The driveline components in this vehicle have been system balanced at the factory. System balance provides for a smoother running driveline. These components include the propeller shafts, drive axles, pinion shafts and output shafts. Affixed to the rear axle is a system balanced driveline notice indicating that the drive line components have been factory tested.
All components must be referenced marked before disassembly and reassembled in the exact relationship to each other the components had before removal.

REAR AXLE OPERATION
A differential has two side gears and two pinion gears. Some differentials have more than two pinion gears. Each side gear is splined to an axle shaft; so each axle shaft must turn when its side gear rotates.
The pinion gears are mounted on a shaft, and are free to rotate on this shaft. The pinion shaft is fitted into a bore in the differential case and is at right angles to the axle shafts.

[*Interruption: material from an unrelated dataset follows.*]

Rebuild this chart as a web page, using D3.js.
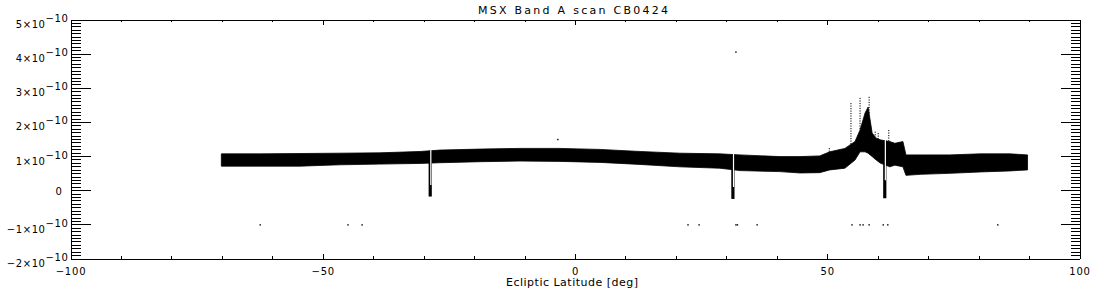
<!DOCTYPE html>
<html><head><meta charset="utf-8">
<script src="https://cdn.jsdelivr.net/npm/d3@7"></script>
<style>
body{margin:0;background:#fff}
svg text{font-family:"DejaVu Sans",sans-serif;fill:#000}
</style>
</head><body>
<svg id="c" width="1100" height="300"></svg>
<script>
// ---------- data (values in units of 1e-10) ----------
const UNIT = 1e-10;
const title = "MSX Band A scan CB0424";
const xLabel = "Ecliptic Latitude [deg]";
const xTicks = [-100, -50, 0, 50, 100];
const xTickLabels = ["\u2212100", "\u221250", "0", "50", "100"];
const yTicks = [-2, -1, 0, 1, 2, 3, 4, 5];
const yTickMantissa = ["\u22122", "\u22121", "0", "1", "2", "3", "4", "5"];
const yTickExponent = "\u221210";

// noisy signal band: latitude, lower and upper envelope
const bandLat = [-70, -62.3, -54.4, -46.5, -38.6, -30.6, -26.7, -18.7, -10.8, -2.9, 5.1, 13.0, 20.9, 28.8, 32.8, 40.7, 44.7, 48.6, 50.6, 53.6, 55.6, 56.6, 57.6, 58.2, 59.0, 59.8, 60.6, 62.5, 63.5, 65.1, 65.7, 68.5, 74.4, 80.4, 86.3, 89.8];
const bandHi  = [1.05, 1.05, 1.06, 1.07, 1.08, 1.12, 1.16, 1.19, 1.21, 1.21, 1.18, 1.12, 1.07, 1.05, 1.02, 0.97, 0.97, 0.99, 1.11, 1.21, 1.41, 1.75, 2.25, 2.42, 1.66, 1.51, 1.46, 1.41, 1.36, 1.41, 1.02, 1.02, 1.02, 1.05, 1.05, 1.02];
const bandLo  = [0.69, 0.69, 0.69, 0.73, 0.75, 0.77, 0.79, 0.82, 0.84, 0.83, 0.80, 0.74, 0.67, 0.63, 0.56, 0.53, 0.49, 0.50, 0.58, 0.63, 0.87, 1.11, 1.11, 1.07, 0.97, 0.87, 0.78, 0.67, 0.72, 0.67, 0.42, 0.45, 0.48, 0.52, 0.55, 0.58];

// dips (data gaps / negative excursions)
const dipLat    = [-28.6, 31.4, 61.5];
const dipMin    = [-0.20, -0.27, -0.25];
const dipGapEnd = [0.14, 0.08, 0.28];

// spikes above the band near the peak
const spikeLat = [50.5, 54.8, 56.6, 58.4, 59.6, 60.2, 62.3];
const spikeTop = [1.22, 2.54, 2.69, 2.72, 1.70, 1.66, 1.75];

// isolated points
const dotLat = [-62.3, -44.9, -42.1, 22.5, 24.7, 32.0, 32.3, 36.2, 55.0, 56.6, 57.2, 58.4, 61.2, 62.1, 83.9, 32.0, -3.3];
const dotVal = [-1.03, -1.03, -1.03, -1.03, -1.03, -1.03, -1.03, -1.03, -1.03, -1.03, -1.03, -1.03, -1.03, -1.03, -1.03, 4.03, 1.47];

// ---------- chart ----------
const L = 70, R = 1079, T = 19, B = 258;
const svg = d3.select("#c");
const x = d3.scaleLinear().domain([-100, 100]).range([L, R]);
const y = d3.scaleLinear().domain([-2 * UNIT, 5 * UNIT]).range([B, T]);
const hiAt = d3.scaleLinear().domain(bandLat).range(bandHi);

const plot = svg.append("g");

// band
const area = d3.area()
  .x((d, i) => x(bandLat[i]))
  .y0((d, i) => y(bandLo[i] * UNIT))
  .y1((d, i) => y(bandHi[i] * UNIT));
plot.append("path").datum(bandLat).attr("d", area)
  .attr("fill", "#000").attr("stroke", "#000").attr("stroke-width", 0.8);

// spikes
spikeLat.forEach((lat, i) => {
  plot.append("line")
    .attr("x1", x(lat)).attr("x2", x(lat))
    .attr("y1", y(spikeTop[i] * UNIT)).attr("y2", y(hiAt(lat) * UNIT))
    .attr("stroke", "#000").attr("stroke-width", 1).attr("stroke-dasharray", "1.2,1.3");
});

// dips
dipLat.forEach((lat, i) => {
  plot.append("line")
    .attr("x1", x(lat)).attr("x2", x(lat))
    .attr("y1", y(hiAt(lat) * UNIT)).attr("y2", y(dipMin[i] * UNIT))
    .attr("stroke", "#000").attr("stroke-width", 3.2);
  plot.append("line")
    .attr("x1", x(lat) + 0.6).attr("x2", x(lat) + 0.6)
    .attr("y1", y(hiAt(lat) * UNIT) - 2).attr("y2", y(dipGapEnd[i] * UNIT))
    .attr("stroke", "#fff").attr("stroke-width", 1.2);
});

// dots
plot.selectAll("rect.dot").data(dotLat).join("rect").attr("class", "dot")
  .attr("x", (d) => x(d) - 0.7).attr("y", (d, i) => y(dotVal[i] * UNIT) - 0.7)
  .attr("width", 1.4).attr("height", 1.4).attr("fill", "#000");

// ---------- axes ----------
const ax = svg.append("g").attr("transform", "translate(0.5,0.5)")
  .attr("shape-rendering", "crispEdges");
const yMajor = yTicks.map(v => v * UNIT);
const yMinor = d3.range(-20, 51).map(v => v * UNIT / 10);
const xMinor = d3.range(-100, 101, 10);

function styleAxis(sel) {
  sel.selectAll("path.domain").attr("stroke", "#000");
  sel.selectAll("line").attr("stroke", "#000");
  sel.selectAll("text").remove();
}

ax.append("g").attr("transform", `translate(${L},0)`)
  .call(d3.axisLeft(y).tickValues(yMinor).tickSize(-10).tickSizeOuter(0).tickFormat(""))
  .call(styleAxis);
const yl = ax.append("g").attr("transform", `translate(${L},0)`)
  .call(d3.axisLeft(y).tickValues(yMajor).tickSize(-20).tickSizeOuter(0).tickFormat(""))
  .call(styleAxis);
ax.append("g").attr("transform", `translate(${R},0)`)
  .call(d3.axisRight(y).tickValues(yMinor).tickSize(-9).tickSizeOuter(0).tickFormat(""))
  .call(styleAxis);
ax.append("g").attr("transform", `translate(${R},0)`)
  .call(d3.axisRight(y).tickValues(yMajor).tickSize(-19).tickSizeOuter(0).tickFormat(""))
  .call(styleAxis);

ax.append("g").attr("transform", `translate(0,${B})`)
  .call(d3.axisBottom(x).tickValues(xMinor).tickSize(-2.5).tickSizeOuter(0).tickFormat(""))
  .call(styleAxis);
const xl = ax.append("g").attr("transform", `translate(0,${B})`)
  .call(d3.axisBottom(x).tickValues(xTicks).tickSize(-5).tickSizeOuter(0).tickFormat(""))
  .call(styleAxis);
ax.append("g").attr("transform", `translate(0,${T})`)
  .call(d3.axisTop(x).tickValues(xMinor).tickSize(-2.5).tickSizeOuter(0).tickFormat(""))
  .call(styleAxis);
ax.append("g").attr("transform", `translate(0,${T})`)
  .call(d3.axisTop(x).tickValues(xTicks).tickSize(-5).tickSizeOuter(0).tickFormat(""))
  .call(styleAxis);

// y tick labels with superscript exponent
yl.selectAll("g.tick").each(function (d, i) {
  const t = d3.select(this).append("text")
    .attr("text-anchor", "end").attr("font-size", 10).attr("letter-spacing", 0.6);
  if (yTickMantissa[i] === "0") {
    t.attr("x", -8).attr("y", 4).text("0");
  } else {
    t.attr("x", -2).attr("y", 8);
    t.append("tspan").text(yTickMantissa[i] + "\u00d710");
    t.append("tspan").attr("dy", -6).text(yTickExponent);
  }
});

// x tick labels
xl.selectAll("g.tick").each(function (d, i) {
  d3.select(this).append("text")
    .attr("text-anchor", "middle").attr("font-size", 10).attr("letter-spacing", 0.8)
    .attr("y", 16).text(xTickLabels[i]);
});

// title and axis label
svg.append("text").attr("x", 573).attr("y", 14).attr("text-anchor", "middle")
  .attr("font-size", 11).attr("textLength", 190).attr("lengthAdjust", "spacing").text(title);
svg.append("text").attr("x", 572).attr("y", 286).attr("text-anchor", "middle")
  .attr("font-size", 11).attr("textLength", 132).attr("lengthAdjust", "spacing").text(xLabel);
</script>
</body></html>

Power is transmitted through the differential as follows: the drive pinion rotates the ring gear. The ring gear, being bolted to the differential case, rotates the case components. The differential pinion, as it rotates with the case components, forces the pinion gears against the side gears. When both wheels have equal traction, the pinion gears do not rotate on the pinion shaft because the input force on the pinion gear is equally divided between the two side gears. Therefore, the pinion gears revolve with the pinion shaft, but do not rotate around the shaft itself. The side gears, being splined to the axle shafts and in mesh with the pinion gears, rotate the axle shafts.
The differential allows the wheels to turn at different rates of speed while the axle continues to transmit the driving force. This prevents premature wear on internal axle parts and tire scuffing when the vehicle is turning.

LOCKING DIFFERENTIAL OPERATION
The locking rear differential allows for normal differential function as indicated in the standard rear axle description. Additionally, the locking rear differential uses multi-disc clutch packs and a speed sensitive engagement mechanism that locks both wheels together if one wheel should spin excessively during slow vehicle operation.
The controlled slipping characteristic at higher torque enables the vehicle to negotiate turns in a normal manner. Resistance to slippage at lower torques enables the vehicle to maintain traction even if the other wheel begins to spin.
Full locking is accomplished through the use of a heavyweight governor mechanism, cam system, and multi-disc clutch packs. The flyweights on the governor mechanism move outward to engage a latching bracket whenever the wheel-to-wheel speed varies by approximately 160 km/h (100 mph) or more. This action retards a cam which, in turn, compresses the multi-disc clutch packs, locking both side gears to the case. The 160 km/h (100 mph) wheel-to-wheel speed allows for cornering without differential lockup. At vehicle speeds above approximately 32 km/h (20 mph), the latching bracket overcomes a spring preload and swings away from the flyweights.
At this vehicle speed or greater, the differential will not to lock, since the added traction is generally not required. All gear axle parts of the vehicle equipped with the locking rear axle are interchangeable with those equipped with the conventional rear axle, except for the case assembly.